Single by Tom Waits

from the album Franks Wild Years
- B-side: "Hang On St. Christopher (Instrumental)"
- Released: 1987
- Recorded: Sunset Sound Factory, Los Angeles Los Angeles, Universal Recording Corp., Chicago
- Genre: Experimental rock
- Length: 2:46
- Label: Island
- Songwriter(s): Tom Waits
- Producer(s): Tom Waits

Tom Waits singles chronology
| "Downtown Train" (1985) | "Hang On St. Christopher" (1987) | "16 Shells From a Thirty-Ought-Six" (1988) |

= Hang On St. Christopher =

"Hang On St. Christopher" is a song by Tom Waits appearing on his 1987 album Franks Wild Years. It was released as a single in 1987 by Island Records.

==Background==
The song centers around Frank O'Brien, a character who Waits concocted during the making of Swordfishtrombones in 1983. A series of road oriented imagery is evoked in the lyrics, which are sung from the perspective of O'Brien, a downtrodden individual who leaves behind his family and hometown in hopes of attaining a more prosperous future. During his journey, the protagonist carries a medallion dedicated to Saint Christopher, the patron saint of travel.

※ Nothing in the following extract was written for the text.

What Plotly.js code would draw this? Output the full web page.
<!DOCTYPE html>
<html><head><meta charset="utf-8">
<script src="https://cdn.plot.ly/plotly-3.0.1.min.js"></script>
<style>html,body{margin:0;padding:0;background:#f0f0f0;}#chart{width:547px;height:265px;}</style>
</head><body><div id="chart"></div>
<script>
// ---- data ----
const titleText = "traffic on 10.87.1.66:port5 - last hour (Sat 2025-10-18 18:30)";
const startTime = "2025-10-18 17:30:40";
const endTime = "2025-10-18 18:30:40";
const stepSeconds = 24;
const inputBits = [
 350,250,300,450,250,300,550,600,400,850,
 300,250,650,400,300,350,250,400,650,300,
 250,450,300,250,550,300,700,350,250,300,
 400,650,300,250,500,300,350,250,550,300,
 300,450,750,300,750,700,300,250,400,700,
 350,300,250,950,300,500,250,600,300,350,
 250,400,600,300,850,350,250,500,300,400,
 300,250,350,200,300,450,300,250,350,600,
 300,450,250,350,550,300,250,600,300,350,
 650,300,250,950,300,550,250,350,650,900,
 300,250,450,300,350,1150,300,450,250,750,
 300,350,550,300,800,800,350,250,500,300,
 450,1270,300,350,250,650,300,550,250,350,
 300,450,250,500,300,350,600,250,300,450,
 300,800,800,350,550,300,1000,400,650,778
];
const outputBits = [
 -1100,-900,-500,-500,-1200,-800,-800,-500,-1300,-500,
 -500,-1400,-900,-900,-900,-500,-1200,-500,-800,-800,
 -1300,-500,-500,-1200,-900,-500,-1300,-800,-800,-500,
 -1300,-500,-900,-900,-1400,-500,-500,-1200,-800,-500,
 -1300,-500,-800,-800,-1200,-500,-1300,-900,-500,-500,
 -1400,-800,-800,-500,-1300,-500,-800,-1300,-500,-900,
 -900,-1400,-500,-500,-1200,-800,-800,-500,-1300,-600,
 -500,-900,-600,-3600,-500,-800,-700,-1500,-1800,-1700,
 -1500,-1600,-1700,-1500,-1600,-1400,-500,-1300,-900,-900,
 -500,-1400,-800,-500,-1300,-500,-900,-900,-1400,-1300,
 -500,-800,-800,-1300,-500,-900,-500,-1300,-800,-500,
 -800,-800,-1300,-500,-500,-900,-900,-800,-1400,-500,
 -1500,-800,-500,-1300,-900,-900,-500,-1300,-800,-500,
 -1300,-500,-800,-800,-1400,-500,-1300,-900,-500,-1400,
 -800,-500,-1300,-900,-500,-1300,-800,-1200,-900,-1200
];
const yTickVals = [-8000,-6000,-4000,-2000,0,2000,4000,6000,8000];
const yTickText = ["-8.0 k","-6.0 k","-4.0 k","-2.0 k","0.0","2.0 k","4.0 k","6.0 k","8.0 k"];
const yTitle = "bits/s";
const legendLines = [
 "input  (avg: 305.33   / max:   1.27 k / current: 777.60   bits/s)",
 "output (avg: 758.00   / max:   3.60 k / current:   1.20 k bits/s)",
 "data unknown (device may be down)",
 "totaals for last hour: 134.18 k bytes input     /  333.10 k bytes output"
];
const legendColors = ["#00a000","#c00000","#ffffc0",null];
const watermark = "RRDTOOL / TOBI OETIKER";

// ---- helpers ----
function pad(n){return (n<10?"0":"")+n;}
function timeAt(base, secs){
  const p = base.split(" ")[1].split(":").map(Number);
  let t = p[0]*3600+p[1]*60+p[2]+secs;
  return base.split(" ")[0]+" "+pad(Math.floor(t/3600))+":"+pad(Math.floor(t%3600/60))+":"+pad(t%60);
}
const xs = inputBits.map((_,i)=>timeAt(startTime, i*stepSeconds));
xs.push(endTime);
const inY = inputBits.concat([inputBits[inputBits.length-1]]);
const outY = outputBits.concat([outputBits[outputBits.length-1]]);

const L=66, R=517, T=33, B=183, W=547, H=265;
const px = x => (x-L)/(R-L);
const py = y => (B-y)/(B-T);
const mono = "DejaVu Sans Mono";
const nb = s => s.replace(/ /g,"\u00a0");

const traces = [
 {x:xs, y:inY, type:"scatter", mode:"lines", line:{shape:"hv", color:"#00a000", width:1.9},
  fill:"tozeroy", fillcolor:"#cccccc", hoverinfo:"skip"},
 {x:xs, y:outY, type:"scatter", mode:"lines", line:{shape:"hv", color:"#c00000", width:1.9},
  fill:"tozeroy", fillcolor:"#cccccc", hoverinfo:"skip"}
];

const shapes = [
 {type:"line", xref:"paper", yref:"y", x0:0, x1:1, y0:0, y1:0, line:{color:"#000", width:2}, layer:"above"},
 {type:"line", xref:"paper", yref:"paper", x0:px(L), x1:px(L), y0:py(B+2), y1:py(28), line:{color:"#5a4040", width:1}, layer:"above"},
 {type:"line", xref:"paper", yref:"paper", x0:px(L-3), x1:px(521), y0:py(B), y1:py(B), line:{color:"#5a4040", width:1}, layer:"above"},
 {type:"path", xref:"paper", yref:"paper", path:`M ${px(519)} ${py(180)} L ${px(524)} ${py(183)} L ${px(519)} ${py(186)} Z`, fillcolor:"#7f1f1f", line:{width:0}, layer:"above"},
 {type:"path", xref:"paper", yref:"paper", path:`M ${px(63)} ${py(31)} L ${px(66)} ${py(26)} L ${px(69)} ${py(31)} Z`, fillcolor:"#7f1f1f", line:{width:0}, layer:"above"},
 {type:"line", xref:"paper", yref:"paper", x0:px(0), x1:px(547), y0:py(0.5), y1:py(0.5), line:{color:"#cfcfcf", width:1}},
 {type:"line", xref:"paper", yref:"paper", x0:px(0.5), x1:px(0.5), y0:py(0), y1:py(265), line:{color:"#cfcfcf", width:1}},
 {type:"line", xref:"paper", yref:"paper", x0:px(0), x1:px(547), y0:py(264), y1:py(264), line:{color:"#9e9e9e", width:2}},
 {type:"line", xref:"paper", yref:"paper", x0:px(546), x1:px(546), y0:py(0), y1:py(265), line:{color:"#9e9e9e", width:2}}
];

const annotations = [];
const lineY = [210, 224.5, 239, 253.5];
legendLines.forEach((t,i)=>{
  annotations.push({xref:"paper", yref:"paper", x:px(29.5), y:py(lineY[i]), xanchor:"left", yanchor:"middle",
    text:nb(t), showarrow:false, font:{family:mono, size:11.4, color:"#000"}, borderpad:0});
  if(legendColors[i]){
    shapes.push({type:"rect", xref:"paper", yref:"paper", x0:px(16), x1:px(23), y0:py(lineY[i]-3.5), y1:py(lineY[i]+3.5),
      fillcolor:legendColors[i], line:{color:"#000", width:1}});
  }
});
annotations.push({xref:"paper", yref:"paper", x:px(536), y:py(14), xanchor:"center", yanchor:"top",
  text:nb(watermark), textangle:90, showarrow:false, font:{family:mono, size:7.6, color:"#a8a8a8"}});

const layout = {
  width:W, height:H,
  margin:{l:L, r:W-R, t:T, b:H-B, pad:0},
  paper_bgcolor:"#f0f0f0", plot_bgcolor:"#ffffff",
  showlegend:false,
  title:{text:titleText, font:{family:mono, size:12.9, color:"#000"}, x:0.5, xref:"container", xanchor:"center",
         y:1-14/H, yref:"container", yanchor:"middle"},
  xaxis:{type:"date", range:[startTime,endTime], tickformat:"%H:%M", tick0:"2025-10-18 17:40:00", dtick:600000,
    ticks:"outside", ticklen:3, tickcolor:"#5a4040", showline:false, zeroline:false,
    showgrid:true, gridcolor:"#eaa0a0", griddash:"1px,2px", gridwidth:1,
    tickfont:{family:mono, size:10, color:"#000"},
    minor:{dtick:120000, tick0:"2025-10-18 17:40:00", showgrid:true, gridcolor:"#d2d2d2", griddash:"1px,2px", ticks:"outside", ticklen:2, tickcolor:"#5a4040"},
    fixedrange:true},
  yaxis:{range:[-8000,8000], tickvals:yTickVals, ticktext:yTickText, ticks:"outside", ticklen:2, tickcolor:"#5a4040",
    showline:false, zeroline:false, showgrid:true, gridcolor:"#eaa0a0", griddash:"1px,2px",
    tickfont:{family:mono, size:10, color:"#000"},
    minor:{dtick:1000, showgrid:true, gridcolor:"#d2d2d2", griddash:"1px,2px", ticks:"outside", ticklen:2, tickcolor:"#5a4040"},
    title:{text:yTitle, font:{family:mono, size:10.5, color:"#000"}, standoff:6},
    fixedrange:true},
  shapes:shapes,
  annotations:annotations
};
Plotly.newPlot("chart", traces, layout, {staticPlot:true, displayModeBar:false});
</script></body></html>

Greg Cohen developed the North-African influenced horn arrangement in the recording studio and also played an alto horn on the song. A set of Leslie bass pedals were placed on a kitchen table and operated by William Schimmel using his fists. Waits explained that he gravitated toward the bass pedals due to his dissatisfaction with the sonic quality of electric basses and his belief that he had excessively relied on upright basses in the past. The song was augmented by Ralph Carney on tenor saxophone, Marc Ribot on guitar, and Michael Blair on drums. To alter the timbre of his voice, Waits sang the lyrics through a bullhorn. For the extended remix of "Hang on St. Christopher", a train sound effect was added to the track, which Waits was particularly pleased with.

== Formats and track listing ==
All songs written by Tom Waits.
- US 12" single (0-96750)
1. "Hang On St. Christopher" (Extended Remixed version) – 5:02
2. "Hang On St. Christopher" (Instrumental version) – 2:50

==Personnel==
Adapted from the liner notes.

- Tom Waits – vocals, production
- Musicians
- Michael Blair – drums
- Ralph Carney – tenor saxophone
- Greg Cohen – alto horn
- Mitchell Froom – keyboards
- Marc Ribot – guitar
- William Schimmel – Leslie bass pedals

- Production and additional personnel
- Greg Cohen – musical arrangement
- Biff Dawes – recording, mixing
- Danny Leake – recording
- Howie Weinberg – mastering

== Accolades ==

| Year | Publication | Country | Accolade | Rank |
|---|---|---|---|---|
| 2000 | Elvis Costello | United Kingdom | The Best Songs from the 500 Best Albums Ever | * |
| 2004 | Rock and Roll Hall of Fame | United States | The Songs That Shaped Rock | * |
| 2005 | Bruce Pollock | United States | The 7,500 Most Important Songs of 1944-2000 | * |

(*) designates unordered lists.

==Release history==

| Region | Date | Label | Format | Catalog |
|---|---|---|---|---|
| United States | 1987 | Island | LP | 0-96750 |

==Cover versions==
The song was covered by BulletBoys on their second album, 1991's Freakshow, and a video was made to promote the release. The song was also covered by Rod Stewart on his 1995 album A Spanner in the Works.